Los pueblos que siguen una vida ascendente confían más en los proyectistas audaces que en los guardianes de museos; cuando esa confianza reina en la conciencia social los visionarios del porvenir culminan, como acero atraído hacia la cumbre por el imán de lo que vendrá.
91. Los pueblos sin juventud no tienen porvenir. Todo lo que es viviente, nace, crece y muere: los hombres, las generaciones, los pueblos, las razas, las especies. El supersticioso teorema de la inmortalidad humana ha inspirado el corolario de la ilusoria estabilidad social, como si en toda la realidad pasada no advirtiéramos el sucederse de juventud y vejez, grandeza y decadencia, formación y muerte.
Los pueblos viejos, como los hombres, se envanecen de su pasado y desdeñan a los que, por jóvenes, nada parecen ser en el presente, aunque todo pueden devenir en el futuro. La exigüidad del pasado es, precisamente, el tesoro de los pueblos jóvenes, capaces de ser núcleos de nuevas culturas; su destino está en defenderse de todo senil tradicionalismo que intente envenenar las fuentes vivas que acrecerán el cauce de su venidera grandeza.
La juventud de los pueblos nuevos debe vivir en tensión hacia el porvenir, con más esperanzas que recuerdos, con más ensueños que leyendas. Mire con ojo amigo a las viejas estirpes que le ofrecieron de sus ubres las savias iniciales; pero no olvide que si es provechoso heredar algunas fuerzas vitales aún capaces de obrar, nada hay más funesto que apuntalar derrumbamientos de culturas decrépitas y repensar supersticiones de agonizantes abuelos.

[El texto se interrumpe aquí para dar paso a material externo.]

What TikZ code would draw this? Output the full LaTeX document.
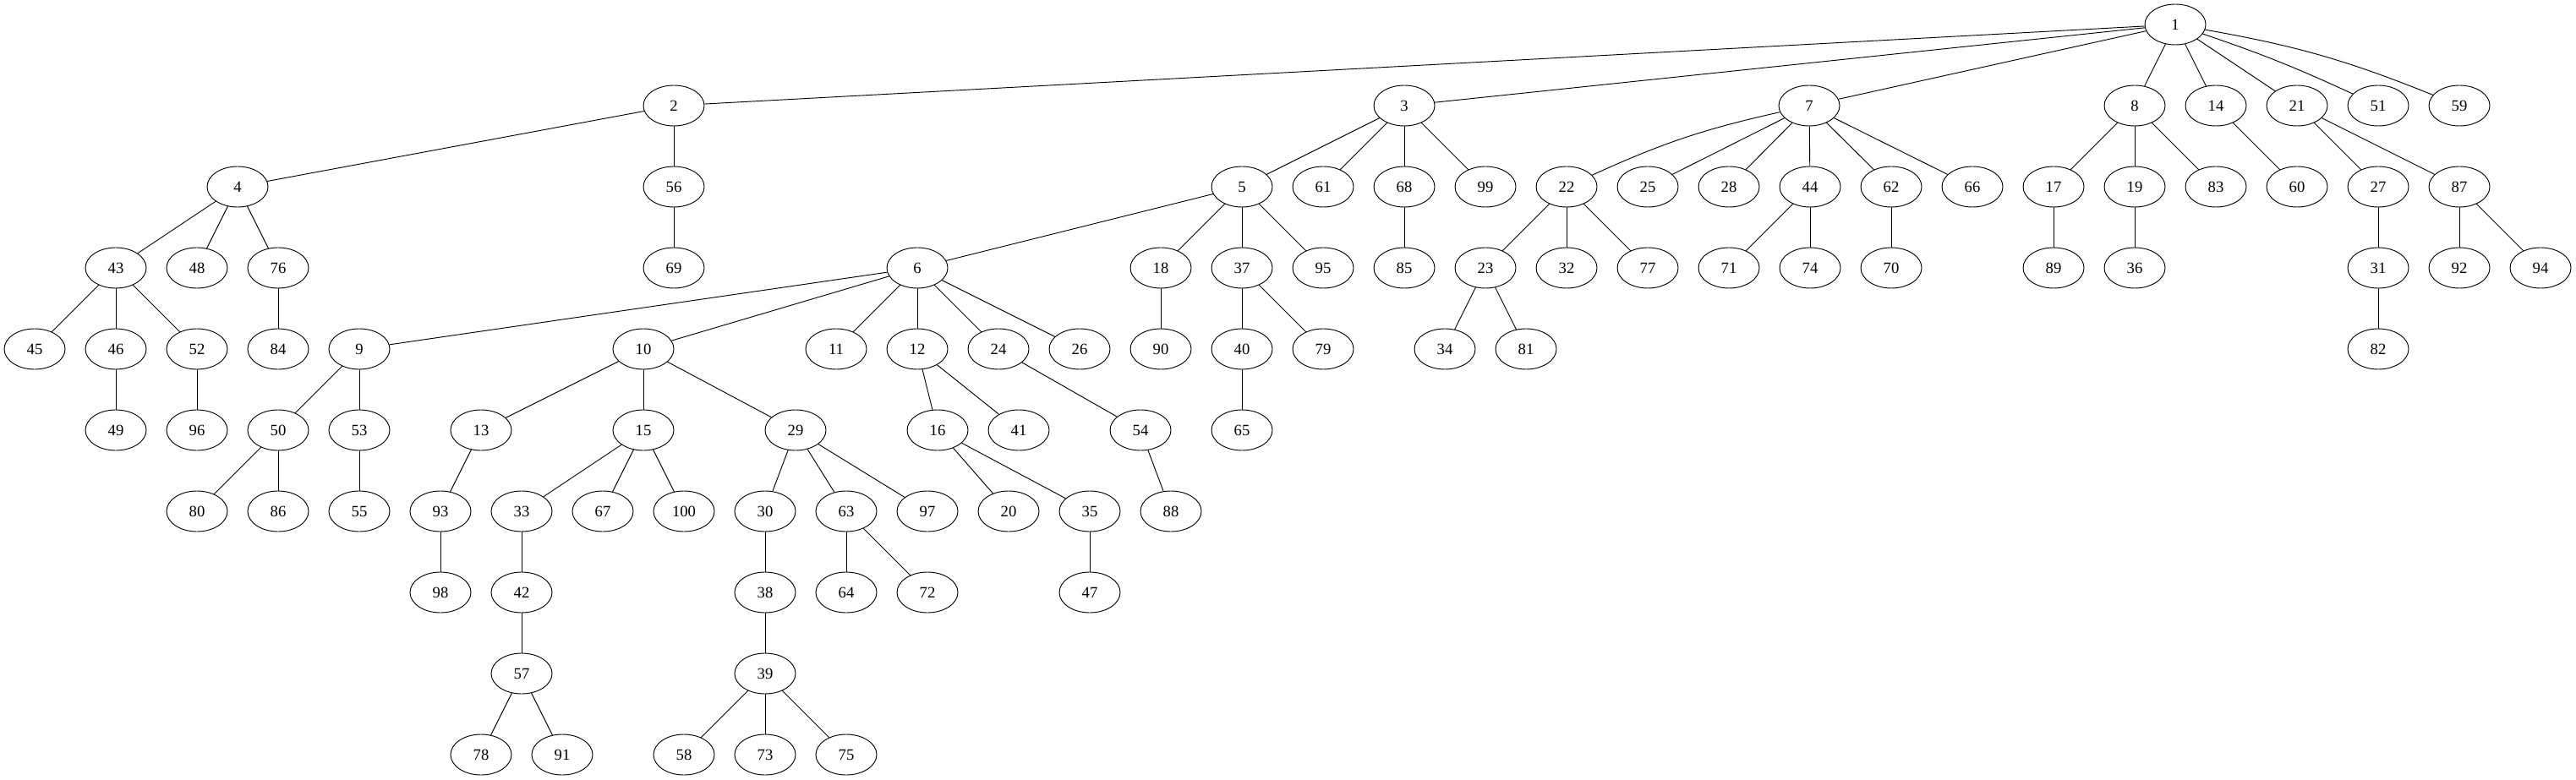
\documentclass[tikz,border=0pt]{standalone}
\usepackage{fontspec}
\setmainfont{Liberation Serif}
\usetikzlibrary{shapes}
\tikzset{vtx/.style={draw, ellipse, minimum width=54pt, minimum height=36pt, inner sep=0pt, font=\fontsize{14pt}{16pt}\selectfont}}

\begin{document}
\begin{tikzpicture}[x=0.75pt, y=-72pt, line width=0.7pt]
\useasboundingbox (0,-0.302) rectangle (3047,9.3125);
% rank 0
\node[vtx] (n1) at (2573,0) {1};
% rank 1
\node[vtx] (n2) at (797,1) {2};
\node[vtx] (n3) at (1661,1) {3};
\node[vtx] (n7) at (2140,1) {7};
\node[vtx] (n8) at (2525,1) {8};
\node[vtx] (n14) at (2621,1) {14};
\node[vtx] (n21) at (2717,1) {21};
\node[vtx] (n51) at (2813,1) {51};
\node[vtx] (n59) at (2909,1) {59};
% rank 2
\node[vtx] (n4) at (281,2) {4};
\node[vtx] (n56) at (797,2) {56};
\node[vtx] (n5) at (1469,2) {5};
\node[vtx] (n61) at (1565,2) {61};
\node[vtx] (n68) at (1661,2) {68};
\node[vtx] (n99) at (1757,2) {99};
\node[vtx] (n22) at (1853,2) {22};
\node[vtx] (n25) at (1949,2) {25};
\node[vtx] (n28) at (2045,2) {28};
\node[vtx] (n44) at (2141,2) {44};
\node[vtx] (n62) at (2237,2) {62};
\node[vtx] (n66) at (2333,2) {66};
\node[vtx] (n17) at (2429,2) {17};
\node[vtx] (n19) at (2525,2) {19};
\node[vtx] (n83) at (2621,2) {83};
\node[vtx] (n60) at (2717,2) {60};
\node[vtx] (n27) at (2813,2) {27};
\node[vtx] (n87) at (2909,2) {87};
% rank 3
\node[vtx] (n43) at (137,3) {43};
\node[vtx] (n48) at (233,3) {48};
\node[vtx] (n76) at (329,3) {76};
\node[vtx] (n69) at (797,3) {69};
\node[vtx] (n6) at (1085,3) {6};
\node[vtx] (n18) at (1373,3) {18};
\node[vtx] (n37) at (1469,3) {37};
\node[vtx] (n95) at (1565,3) {95};
\node[vtx] (n85) at (1661,3) {85};
\node[vtx] (n23) at (1757,3) {23};
\node[vtx] (n32) at (1853,3) {32};
\node[vtx] (n77) at (1949,3) {77};
\node[vtx] (n71) at (2045,3) {71};
\node[vtx] (n74) at (2141,3) {74};
\node[vtx] (n70) at (2237,3) {70};
\node[vtx] (n89) at (2429,3) {89};
\node[vtx] (n36) at (2525,3) {36};
\node[vtx] (n31) at (2813,3) {31};
\node[vtx] (n92) at (2909,3) {92};
\node[vtx] (n94) at (3005,3) {94};
% rank 4
\node[vtx] (n45) at (41,4) {45};
\node[vtx] (n46) at (137,4) {46};
\node[vtx] (n52) at (233,4) {52};
\node[vtx] (n84) at (329,4) {84};
\node[vtx] (n9) at (425,4) {9};
\node[vtx] (n10) at (761,4) {10};
\node[vtx] (n11) at (989,4) {11};
\node[vtx] (n12) at (1085,4) {12};
\node[vtx] (n24) at (1181,4) {24};
\node[vtx] (n26) at (1277,4) {26};
\node[vtx] (n90) at (1373,4) {90};
\node[vtx] (n40) at (1469,4) {40};
\node[vtx] (n79) at (1565,4) {79};
\node[vtx] (n34) at (1709,4) {34};
\node[vtx] (n81) at (1805,4) {81};
\node[vtx] (n82) at (2813,4) {82};
% rank 5
\node[vtx] (n49) at (137,5) {49};
\node[vtx] (n96) at (233,5) {96};
\node[vtx] (n50) at (329,5) {50};
\node[vtx] (n53) at (425,5) {53};
\node[vtx] (n13) at (569,5) {13};
\node[vtx] (n15) at (761,5) {15};
\node[vtx] (n29) at (941,5) {29};
\node[vtx] (n16) at (1109,5) {16};
\node[vtx] (n41) at (1205,5) {41};
\node[vtx] (n54) at (1349,5) {54};
\node[vtx] (n65) at (1469,5) {65};
% rank 6
\node[vtx] (n80) at (233,6) {80};
\node[vtx] (n86) at (329,6) {86};
\node[vtx] (n55) at (425,6) {55};
\node[vtx] (n93) at (521,6) {93};
\node[vtx] (n33) at (617,6) {33};
\node[vtx] (n67) at (713,6) {67};
\node[vtx] (n100) at (809,6) {100};
\node[vtx] (n30) at (905,6) {30};
\node[vtx] (n63) at (1001,6) {63};
\node[vtx] (n97) at (1097,6) {97};
\node[vtx] (n20) at (1193,6) {20};
\node[vtx] (n35) at (1289,6) {35};
\node[vtx] (n88) at (1385,6) {88};
% rank 7
\node[vtx] (n98) at (521,7) {98};
\node[vtx] (n42) at (617,7) {42};
\node[vtx] (n38) at (905,7) {38};
\node[vtx] (n64) at (1001,7) {64};
\node[vtx] (n72) at (1097,7) {72};
\node[vtx] (n47) at (1289,7) {47};
% rank 8
\node[vtx] (n57) at (617,8) {57};
\node[vtx] (n39) at (905,8) {39};
% rank 9
\node[vtx] (n78) at (569,9) {78};
\node[vtx] (n91) at (665,9) {91};
\node[vtx] (n58) at (809,9) {58};
\node[vtx] (n73) at (905,9) {73};
\node[vtx] (n75) at (1001,9) {75};

\path
(n1) edge (n2) edge (n3) edge (n7) edge (n8) edge (n14) edge (n21) edge[bend left=3] (n51) edge[bend left=6] (n59)
(n2) edge (n4) edge (n56)
(n3) edge (n5) edge (n61) edge (n68) edge (n99)
(n7) edge[bend right=6] (n22) edge (n25) edge (n28) edge (n44) edge (n62) edge (n66)
(n8) edge (n17) edge (n19) edge (n83)
(n14) edge (n60)
(n21) edge (n27) edge (n87)
(n4) edge (n43) edge (n48) edge (n76)
(n56) edge (n69)
(n5) edge (n6) edge (n18) edge (n37) edge (n95)
(n68) edge (n85)
(n22) edge (n23) edge (n32) edge (n77)
(n44) edge (n71) edge (n74)
(n62) edge (n70)
(n17) edge (n89)
(n19) edge (n36)
(n27) edge (n31)
(n87) edge (n92) edge (n94)
(n43) edge (n45) edge (n46) edge (n52)
(n76) edge (n84)
(n6) edge (n9) edge (n10) edge (n11) edge (n12) edge (n24) edge (n26)
(n18) edge (n90)
(n37) edge (n40) edge (n79)
(n23) edge (n34) edge (n81)
(n31) edge (n82)
(n46) edge (n49)
(n52) edge (n96)
(n9) edge (n50) edge (n53)
(n10) edge (n13) edge (n15) edge (n29)
(n12) edge (n16) edge (n41)
(n24) edge (n54)
(n40) edge (n65)
(n50) edge (n80) edge (n86)
(n53) edge (n55)
(n13) edge (n93)
(n15) edge (n33) edge (n67) edge (n100)
(n29) edge (n30) edge (n63) edge (n97)
(n16) edge (n20) edge (n35)
(n54) edge (n88)
(n93) edge (n98)
(n33) edge (n42)
(n30) edge (n38)
(n63) edge (n64) edge (n72)
(n35) edge (n47)
(n42) edge (n57)
(n38) edge (n39)
(n57) edge (n78) edge (n91)
(n39) edge (n58) edge (n73) edge (n75)
;
\end{tikzpicture}
\end{document}
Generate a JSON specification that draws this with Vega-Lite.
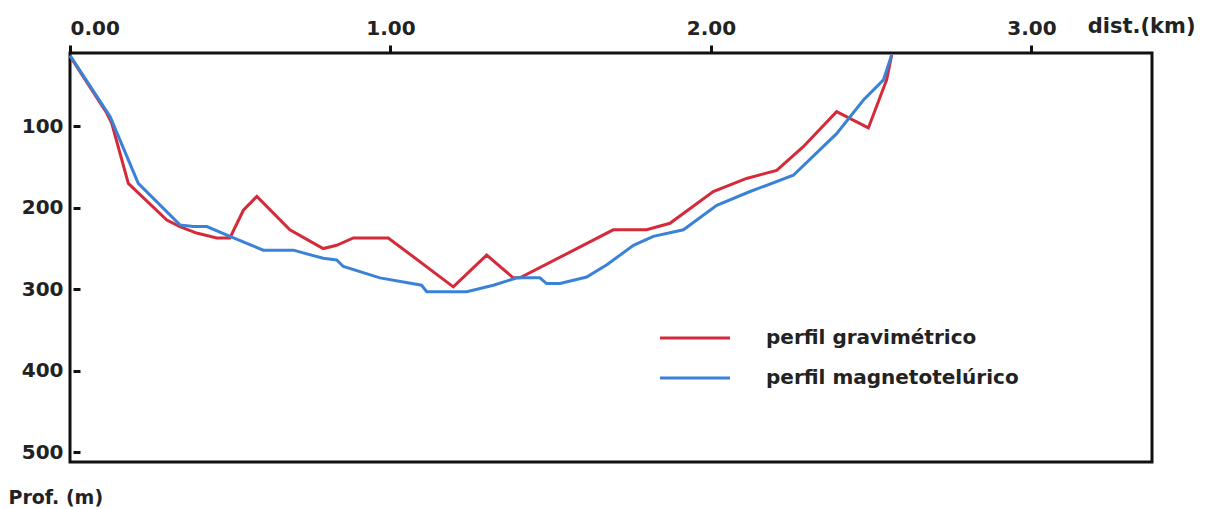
{
  "$schema": "https://vega.github.io/schema/vega-lite/v6.json",
  "autosize": {"type": "none"},
  "width": 1082,
  "height": 409,
  "padding": {"left": 70, "top": 53, "right": 55, "bottom": 47},
  "background": "white",
  "config": {
    "view": {"stroke": "#111", "strokeWidth": 3},
    "font": "DejaVu Sans"
  },
  "data": {
    "values": [
      {"perfil": "perfil gravimétrico", "dist": 0.0, "prof": 14},
      {"perfil": "perfil gravimétrico", "dist": 0.115, "prof": 84},
      {"perfil": "perfil gravimétrico", "dist": 0.13, "prof": 96},
      {"perfil": "perfil gravimétrico", "dist": 0.182, "prof": 170},
      {"perfil": "perfil gravimétrico", "dist": 0.302, "prof": 215},
      {"perfil": "perfil gravimétrico", "dist": 0.343, "prof": 223},
      {"perfil": "perfil gravimétrico", "dist": 0.395, "prof": 231},
      {"perfil": "perfil gravimétrico", "dist": 0.458, "prof": 237},
      {"perfil": "perfil gravimétrico", "dist": 0.499, "prof": 237},
      {"perfil": "perfil gravimétrico", "dist": 0.541, "prof": 203},
      {"perfil": "perfil gravimétrico", "dist": 0.583, "prof": 186},
      {"perfil": "perfil gravimétrico", "dist": 0.686, "prof": 227},
      {"perfil": "perfil gravimétrico", "dist": 0.79, "prof": 250},
      {"perfil": "perfil gravimétrico", "dist": 0.832, "prof": 246},
      {"perfil": "perfil gravimétrico", "dist": 0.884, "prof": 237},
      {"perfil": "perfil gravimétrico", "dist": 0.993, "prof": 237},
      {"perfil": "perfil gravimétrico", "dist": 1.196, "prof": 297},
      {"perfil": "perfil gravimétrico", "dist": 1.3, "prof": 258},
      {"perfil": "perfil gravimétrico", "dist": 1.383, "prof": 286},
      {"perfil": "perfil gravimétrico", "dist": 1.404, "prof": 286},
      {"perfil": "perfil gravimétrico", "dist": 1.695, "prof": 227},
      {"perfil": "perfil gravimétrico", "dist": 1.799, "prof": 227},
      {"perfil": "perfil gravimétrico", "dist": 1.872, "prof": 219},
      {"perfil": "perfil gravimétrico", "dist": 2.007, "prof": 180},
      {"perfil": "perfil gravimétrico", "dist": 2.111, "prof": 164},
      {"perfil": "perfil gravimétrico", "dist": 2.205, "prof": 154},
      {"perfil": "perfil gravimétrico", "dist": 2.288, "prof": 125},
      {"perfil": "perfil gravimétrico", "dist": 2.392, "prof": 82},
      {"perfil": "perfil gravimétrico", "dist": 2.491, "prof": 102},
      {"perfil": "perfil gravimétrico", "dist": 2.548, "prof": 43},
      {"perfil": "perfil gravimétrico", "dist": 2.564, "prof": 12},
      {"perfil": "perfil magnetotelúrico", "dist": 0.0, "prof": 13},
      {"perfil": "perfil magnetotelúrico", "dist": 0.125, "prof": 88},
      {"perfil": "perfil magnetotelúrico", "dist": 0.213, "prof": 170},
      {"perfil": "perfil magnetotelúrico", "dist": 0.343, "prof": 221},
      {"perfil": "perfil magnetotelúrico", "dist": 0.385, "prof": 223},
      {"perfil": "perfil magnetotelúrico", "dist": 0.427, "prof": 223},
      {"perfil": "perfil magnetotelúrico", "dist": 0.499, "prof": 235},
      {"perfil": "perfil magnetotelúrico", "dist": 0.603, "prof": 252},
      {"perfil": "perfil magnetotelúrico", "dist": 0.697, "prof": 252},
      {"perfil": "perfil magnetotelúrico", "dist": 0.79, "prof": 262},
      {"perfil": "perfil magnetotelúrico", "dist": 0.832, "prof": 264},
      {"perfil": "perfil magnetotelúrico", "dist": 0.853, "prof": 272},
      {"perfil": "perfil magnetotelúrico", "dist": 0.967, "prof": 286},
      {"perfil": "perfil magnetotelúrico", "dist": 1.097, "prof": 295},
      {"perfil": "perfil magnetotelúrico", "dist": 1.113, "prof": 303},
      {"perfil": "perfil magnetotelúrico", "dist": 1.238, "prof": 303},
      {"perfil": "perfil magnetotelúrico", "dist": 1.321, "prof": 295},
      {"perfil": "perfil magnetotelúrico", "dist": 1.394, "prof": 286},
      {"perfil": "perfil magnetotelúrico", "dist": 1.466, "prof": 286},
      {"perfil": "perfil magnetotelúrico", "dist": 1.487, "prof": 293},
      {"perfil": "perfil magnetotelúrico", "dist": 1.529, "prof": 293},
      {"perfil": "perfil magnetotelúrico", "dist": 1.612, "prof": 285},
      {"perfil": "perfil magnetotelúrico", "dist": 1.675, "prof": 270},
      {"perfil": "perfil magnetotelúrico", "dist": 1.758, "prof": 246},
      {"perfil": "perfil magnetotelúrico", "dist": 1.82, "prof": 235},
      {"perfil": "perfil magnetotelúrico", "dist": 1.914, "prof": 227},
      {"perfil": "perfil magnetotelúrico", "dist": 2.018, "prof": 197},
      {"perfil": "perfil magnetotelúrico", "dist": 2.122, "prof": 180},
      {"perfil": "perfil magnetotelúrico", "dist": 2.257, "prof": 160},
      {"perfil": "perfil magnetotelúrico", "dist": 2.392, "prof": 109},
      {"perfil": "perfil magnetotelúrico", "dist": 2.475, "prof": 68},
      {"perfil": "perfil magnetotelúrico", "dist": 2.538, "prof": 43},
      {"perfil": "perfil magnetotelúrico", "dist": 2.564, "prof": 12}
    ]
  },
  "mark": {"type": "line", "strokeWidth": 3, "strokeJoin": "miter"},
  "encoding": {
    "x": {
      "field": "dist",
      "type": "quantitative",
      "scale": {"domain": [0, 3.376], "nice": false, "zero": false},
      "axis": {
        "orient": "top",
        "values": [0, 1, 2, 3],
        "format": ".2f",
        "grid": false,
        "domain": false,
        "ticks": true,
        "tickSize": 8,
        "tickWidth": 3,
        "tickColor": "#111",
        "labelPadding": 7,
        "labelFont": "DejaVu Sans",
        "labelFontSize": 20,
        "labelFontWeight": "bold",
        "labelColor": "#222",
        "title": "dist.(km)",
        "titleFont": "DejaVu Sans",
        "titleFontSize": 21,
        "titleFontWeight": "bold",
        "titleColor": "#222",
        "titleAnchor": "end",
        "titleAlign": "right",
        "titleBaseline": "alphabetic",
        "titleX": 1125,
        "titleY": -21
      }
    },
    "y": {
      "field": "prof",
      "type": "quantitative",
      "scale": {"domain": [10, 512], "nice": false, "zero": false, "reverse": true},
      "axis": {
        "values": [100, 200, 300, 400, 500],
        "offset": -10,
        "grid": false,
        "domain": false,
        "ticks": true,
        "tickSize": 7,
        "tickWidth": 3,
        "tickColor": "#111",
        "labelPadding": 10,
        "labelFont": "DejaVu Sans",
        "labelFontSize": 20,
        "labelFontWeight": "bold",
        "labelColor": "#222",
        "title": "Prof. (m)",
        "titleFont": "DejaVu Sans",
        "titleFontSize": 19,
        "titleFontWeight": "bold",
        "titleColor": "#222",
        "titleAngle": 0,
        "titleAlign": "left",
        "titleBaseline": "alphabetic",
        "titleX": -72,
        "titleY": 450
      }
    },
    "color": {
      "field": "perfil",
      "type": "nominal",
      "scale": {
        "domain": ["perfil gravimétrico", "perfil magnetotelúrico"],
        "range": ["#d42a3a", "#3a82d8"]
      },
      "legend": {
        "title": null,
        "orient": "none",
        "legendX": 615,
        "legendY": 275,
        "symbolType": "M-7,0H7",
        "symbolSize": 100,
        "symbolStrokeWidth": 3,
        "labelFont": "DejaVu Sans",
        "labelFontSize": 20,
        "labelFontWeight": "bold",
        "labelColor": "#222",
        "labelOffset": 61,
        "rowPadding": 20,
        "labelLimit": 400
      }
    }
  }
}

Un cambio en el equilibrio de las relaciones humanas se está operando en el mundo, con más presteza que la habitual. Todas las ventajas están a favor de los pueblos nuevos, de las razas en formación, de las culturas incipientes. Donde los intereses creados son todavía adventicios, será más fácil librarse de ellos, con un fuerte sacudir de hombros.